> **Data lines**:
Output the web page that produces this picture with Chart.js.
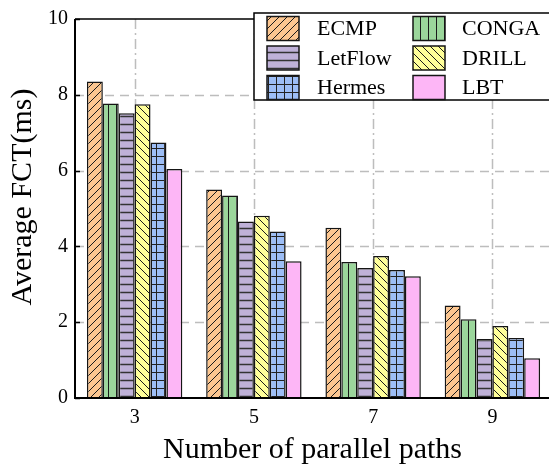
<!DOCTYPE html>
<html><head><meta charset="utf-8">
<script src="https://cdn.jsdelivr.net/npm/chart.js@4/dist/chart.umd.min.js"></script>
<style>
html,body{margin:0;padding:0;overflow:hidden;background:#fff;width:549px;height:468px}
#wrap{width:556px;height:468px;position:relative}
</style>
</head><body><div id="wrap"><canvas id="c" width="556" height="468"></canvas></div>
<script>
const categories = ['3', '5', '7', '9'];
const seriesNames = ['ECMP', 'CONGA', 'LetFlow', 'DRILL', 'Hermes', 'LBT'];
const ecmp    = [8.35, 5.50, 4.49, 2.44];
const conga   = [7.77, 5.34, 3.59, 2.08];
const letflow = [7.51, 4.66, 3.43, 1.56];
const drill   = [7.75, 4.81, 3.75, 1.90];
const hermes  = [6.74, 4.39, 3.38, 1.58];
const lbt     = [6.04, 3.61, 3.21, 1.05];
const yTickValues = [0, 2, 4, 6, 8, 10];
const xTitle = 'Number of parallel paths';
const yTitle = 'Average FCT(ms)';

const SERIF = '"Liberation Serif", "Times New Roman", serif';
const seriesColors = ['#FCC690', '#9BD69B', '#BFB1D8', '#FFFF99', '#9DBEF6', '#FDB6F6'];
const seriesHatch = ['slash', 'vert', 'horiz', 'back', 'grid', 'none'];

function makePattern(bg, kind) {
  const s = 8;
  const c = document.createElement('canvas');
  c.width = s; c.height = s;
  const g = c.getContext('2d');
  g.fillStyle = bg; g.fillRect(0, 0, s, s);
  g.strokeStyle = '#1a1a1a';
  g.lineWidth = 1;
  g.beginPath();
  if (kind === 'slash') {
    g.moveTo(-1, s + 1); g.lineTo(s + 1, -1);
    g.moveTo(-1, 1); g.lineTo(1, -1);
    g.moveTo(s - 1, s + 1); g.lineTo(s + 1, s - 1);
  } else if (kind === 'back') {
    g.moveTo(-1, -1); g.lineTo(s + 1, s + 1);
    g.moveTo(s - 1, -1); g.lineTo(s + 1, 1);
    g.moveTo(-1, s - 1); g.lineTo(1, s + 1);
  } else if (kind === 'vert') {
    g.moveTo(4.5, 0); g.lineTo(4.5, s);
  } else if (kind === 'horiz') {
    g.lineWidth = 1.5; g.strokeStyle = '#333';
    g.moveTo(0, 4.5); g.lineTo(s, 4.5);
  } else if (kind === 'grid') {
    g.strokeStyle = '#222';
    g.moveTo(4.5, 0); g.lineTo(4.5, s);
    g.moveTo(0, 4.5); g.lineTo(s, 4.5);
  }
  g.stroke();
  return kind === 'none' ? bg : g.createPattern(c, 'repeat');
}

const seriesData = [ecmp, conga, letflow, drill, hermes, lbt];
const fills = seriesColors.map((col, i) => makePattern(col, seriesHatch[i]));

const datasets = seriesNames.map((name, i) => ({
  label: name,
  data: seriesData[i],
  backgroundColor: fills[i],
  borderColor: '#151515',
  borderWidth: 1.5,
  categoryPercentage: 0.8,
  barPercentage: 1.0
}));

const decor = {
  id: 'decor',
  beforeDatasetsDraw(chart) {
    const { ctx, chartArea: a, scales: { x, y } } = chart;
    ctx.save();
    ctx.strokeStyle = '#BDBDBD';
    ctx.lineWidth = 1.5;
    ctx.setLineDash([9, 6]);
    yTickValues.forEach(v => {
      if (v === 0 || v === 10) return;
      const py = Math.round(y.getPixelForValue(v)) + 0.5;
      ctx.beginPath(); ctx.moveTo(a.left, py); ctx.lineTo(a.right, py); ctx.stroke();
    });
    ctx.setLineDash([10, 4, 2, 4]);
    categories.forEach((c, i) => {
      const px = Math.round(x.getPixelForValue(i)) + 0.5;
      ctx.beginPath(); ctx.moveTo(px, a.top); ctx.lineTo(px, a.bottom); ctx.stroke();
    });
    ctx.restore();
  },
  afterDatasetsDraw(chart) {
    const { ctx, chartArea: a, scales: { y } } = chart;
    ctx.save();
    ctx.strokeStyle = '#000';
    // frame
    ctx.lineWidth = 1.5;
    ctx.beginPath();
    ctx.moveTo(a.left, a.top); ctx.lineTo(a.right, a.top); ctx.lineTo(a.right, a.bottom);
    ctx.stroke();
    ctx.lineWidth = 2;
    ctx.beginPath();
    ctx.moveTo(a.left, a.top); ctx.lineTo(a.left, a.bottom); ctx.lineTo(a.right, a.bottom);
    ctx.stroke();
    // inward ticks
    ctx.lineWidth = 1.5;
    yTickValues.forEach(v => {
      const py = Math.round(y.getPixelForValue(v)) + 0.5;
      ctx.beginPath(); ctx.moveTo(a.left, py); ctx.lineTo(a.left + 5, py); ctx.stroke();
    });
    // legend
    const lx = 254, ly = 13, lw = 310, lh = 87;
    ctx.fillStyle = '#fff';
    ctx.fillRect(lx, ly, lw, lh);
    ctx.lineWidth = 1.5;
    ctx.strokeRect(lx, ly, lw, lh);
    const colSw = [267, 413], colTx = [317, 462], rowY = [28.5, 58, 87.5];
    ctx.font = '22px ' + SERIF;
    ctx.textBaseline = 'middle';
    ctx.textAlign = 'left';
    seriesNames.forEach((name, i) => {
      const col = i % 2, row = Math.floor(i / 2);
      const sx = colSw[col], sy = rowY[row] - 12;
      ctx.fillStyle = fills[i];
      ctx.fillRect(sx, sy, 32, 24);
      ctx.strokeStyle = '#151515';
      ctx.lineWidth = 1.5;
      ctx.strokeRect(sx, sy, 32, 24);
      ctx.fillStyle = '#000';
      ctx.fillText(name, colTx[col], rowY[row] + 1);
    });
    ctx.restore();
  },
  afterDraw(chart) {
    const { ctx, chartArea: a } = chart;
    ctx.save();
    ctx.fillStyle = '#000';
    ctx.font = '30px ' + SERIF;
    ctx.textAlign = 'center';
    ctx.textBaseline = 'alphabetic';
    ctx.fillText(xTitle, (a.left + a.right) / 2 - 1, 458);
    ctx.translate(23, 197);
    ctx.rotate(-Math.PI / 2);
    ctx.textBaseline = 'middle';
    ctx.fillText(yTitle, 0, 0);
    ctx.restore();
  }
};

new Chart(document.getElementById('c'), {
  type: 'bar',
  data: { labels: categories, datasets },
  options: {
    responsive: false,
    animation: false,
    layout: { padding: { left: 0, top: 13, right: 4, bottom: 0 } },
    plugins: { legend: { display: false }, tooltip: { enabled: false }, title: { display: false } },
    scales: {
      x: {
        grid: { display: false, drawTicks: false },
        border: { display: false },
        ticks: { color: '#000', font: { family: SERIF, size: 20 }, padding: 8, maxRotation: 0 },
        afterFit(s) { s.height = 70; }
      },
      y: {
        min: 0, max: 10,
        afterBuildTicks(s) { s.ticks = yTickValues.map(v => ({ value: v })); },
        grid: { display: false, drawTicks: false },
        border: { display: false },
        ticks: { color: '#000', font: { family: SERIF, size: 20 }, padding: 7 },
        afterFit(s) { s.width = 75; }
      }
    }
  },
  plugins: [decor]
});
</script>
</body></html>
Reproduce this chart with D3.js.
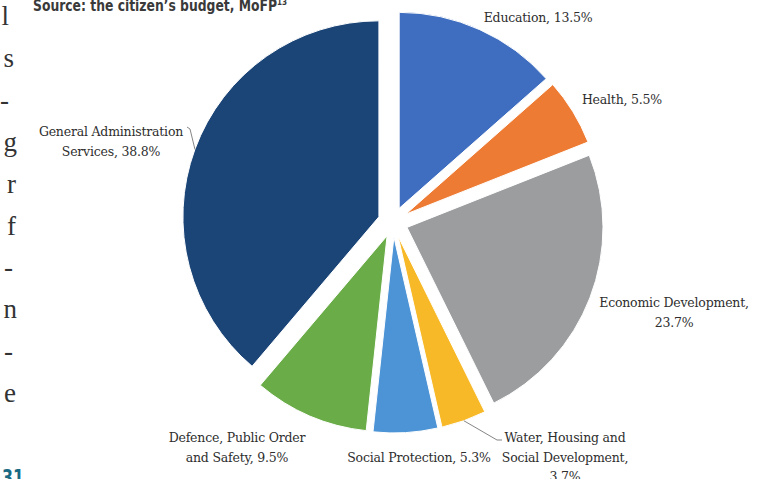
<!DOCTYPE html>
<html>
<head>
<meta charset="utf-8">
<script src="https://cdn.jsdelivr.net/npm/d3@7"></script>
<style>
  body { margin: 0; background: #fff; }
  svg { display: block; }
</style>
</head>
<body>
<div id="plot"></div>
<script>
// spending shares, clockwise from 12 o'clock
var categories = ["Education", "Health", "Economic Development",
  "Water, Housing and Social Development", "Social Protection",
  "Defence, Public Order and Safety", "General Administration Services"];
var shares = [13.5, 5.5, 23.7, 3.7, 5.3, 9.5, 38.8];
var colors = ["#3f6ec0", "#ee7b33", "#9b9d9f", "#f8b928", "#4d94d6", "#6aad48", "#1c4577"];

// label text, already split into lines
var labelLines = [
  ["Education, 13.5%"],
  ["Health, 5.5%"],
  ["Economic Development,", "23.7%"],
  ["Water, Housing and", "Social Development,", "3.7%"],
  ["Social Protection, 5.3%"],
  ["Defence, Public Order", "and Safety, 9.5%"],
  ["General Administration", "Services, 38.8%"]
];

// text fragments of the page around the figure
var sourceText = "Source: the citizen\u2019s budget, MoFP";
var sourceNote = "13";
var marginLetters = ["l", "s", "-", "g", "r", "f", "-", "n", "-", "e"];
var pageNumber = "31";

var W = 760, H = 479;
var cx = 393, cy = 222, R = 196, explode = 15;

// where each label sits (centre x, first baseline)
var labelPos = [[538, 22], [622, 104], [674, 307], [565, 442], [419, 462], [237, 442], [111, 136]];

var svg = d3.select("#plot").append("svg")
  .attr("width", W).attr("height", H);

var pie = d3.pie().sort(null).value(d => d);
var arcs = pie(shares);
var arc = d3.arc().innerRadius(0).outerRadius(R);

function mid(d) { return (d.startAngle + d.endAngle) / 2; }
function shift(d, k) { return [Math.sin(mid(d)) * k, -Math.cos(mid(d)) * k]; }

var g = svg.append("g").attr("transform", `translate(${cx},${cy})`);

g.selectAll("path")
  .data(arcs)
  .join("path")
    .attr("d", arc)
    .attr("transform", d => { var s = shift(d, explode); return `translate(${s[0]},${s[1]})`; })
    .attr("fill", (d, i) => colors[i])
    .attr("stroke", "#fff")
    .attr("stroke-width", 1);

// leader lines for the two labels that have them
function leader(i, pts) {
  var p = shift(arcs[i], explode + R);
  var line = [[cx + p[0], cy + p[1]]].concat(pts);
  svg.append("path")
    .attr("d", d3.line()(line))
    .attr("fill", "none")
    .attr("stroke", "#777")
    .attr("stroke-width", 0.9);
}
leader(3, [[497, 440], [502, 440]]);
leader(6, [[190, 129], [187, 127]]);

var labels = svg.append("g")
  .attr("font-family", "'DejaVu Serif', serif")
  .attr("font-size", 12.5)
  .attr("letter-spacing", -0.2)
  .attr("fill", "#2e2e2e")
  .attr("text-anchor", "middle");

labelLines.forEach(function(lines, i) {
  var t = labels.append("text")
    .attr("x", labelPos[i][0])
    .attr("y", labelPos[i][1]);
  lines.forEach(function(s, j) {
    t.append("tspan")
      .attr("x", labelPos[i][0])
      .attr("dy", j === 0 ? 0 : 19.5)
      .text(s);
  });
});

// source line at the top
var src = svg.append("text")
  .attr("x", 33).attr("y", 11)
  .attr("font-family", "'Liberation Sans Narrow', 'DejaVu Sans Condensed', Roboto, sans-serif")
  .attr("font-weight", "bold")
  .attr("font-size", 16)
  .attr("fill", "#3a3a3a");
src.append("tspan")
  .attr("textLength", 244)
  .attr("lengthAdjust", "spacingAndGlyphs")
  .text(sourceText);
src.append("tspan")
  .attr("dy", -6).attr("font-size", 8)
  .text(sourceNote);

// ends of the body text lines on the left
var letterRight = [9, 14, 9, 17, 16, 16, 13, 17, 13, 16];
svg.append("g")
  .attr("font-family", "'Liberation Serif', serif")
  .attr("font-size", 27)
  .attr("fill", "#333")
  .attr("text-anchor", "end")
  .selectAll("text")
  .data(marginLetters)
  .join("text")
    .attr("x", (d, i) => letterRight[i])
    .attr("y", (d, i) => 25 + i * 41.9)
    .text(d => d);

svg.append("text")
  .attr("x", 2).attr("y", 485)
  .attr("font-family", "'Liberation Sans Narrow', 'DejaVu Sans Condensed', Roboto, sans-serif")
  .attr("font-weight", "bold")
  .attr("font-size", 22)
  .attr("textLength", 22)
  .attr("lengthAdjust", "spacingAndGlyphs")
  .attr("fill", "#1b6a84")
  .text(pageNumber);
</script>
</body>
</html>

> **Exercise directions**:
Could you repeat exactly the lines from the first one of the records above through the line containing "['slash', 'vert', 'horiz', 'back', 'grid', 'none'];", leaving out any pictures?

> **Solution for this problem**:
Output the web page that produces this picture with Chart.js.
<!DOCTYPE html>
<html><head><meta charset="utf-8">
<script src="https://cdn.jsdelivr.net/npm/chart.js@4/dist/chart.umd.min.js"></script>
<style>
html,body{margin:0;padding:0;overflow:hidden;background:#fff;width:549px;height:468px}
#wrap{width:556px;height:468px;position:relative}
</style>
</head><body><div id="wrap"><canvas id="c" width="556" height="468"></canvas></div>
<script>
const categories = ['3', '5', '7', '9'];
const seriesNames = ['ECMP', 'CONGA', 'LetFlow', 'DRILL', 'Hermes', 'LBT'];
const ecmp    = [8.35, 5.50, 4.49, 2.44];
const conga   = [7.77, 5.34, 3.59, 2.08];
const letflow = [7.51, 4.66, 3.43, 1.56];
const drill   = [7.75, 4.81, 3.75, 1.90];
const hermes  = [6.74, 4.39, 3.38, 1.58];
const lbt     = [6.04, 3.61, 3.21, 1.05];
const yTickValues = [0, 2, 4, 6, 8, 10];
const xTitle = 'Number of parallel paths';
const yTitle = 'Average FCT(ms)';

const SERIF = '"Liberation Serif", "Times New Roman", serif';
const seriesColors = ['#FCC690', '#9BD69B', '#BFB1D8', '#FFFF99', '#9DBEF6', '#FDB6F6'];
const seriesHatch = ['slash', 'vert', 'horiz', 'back', 'grid', 'none'];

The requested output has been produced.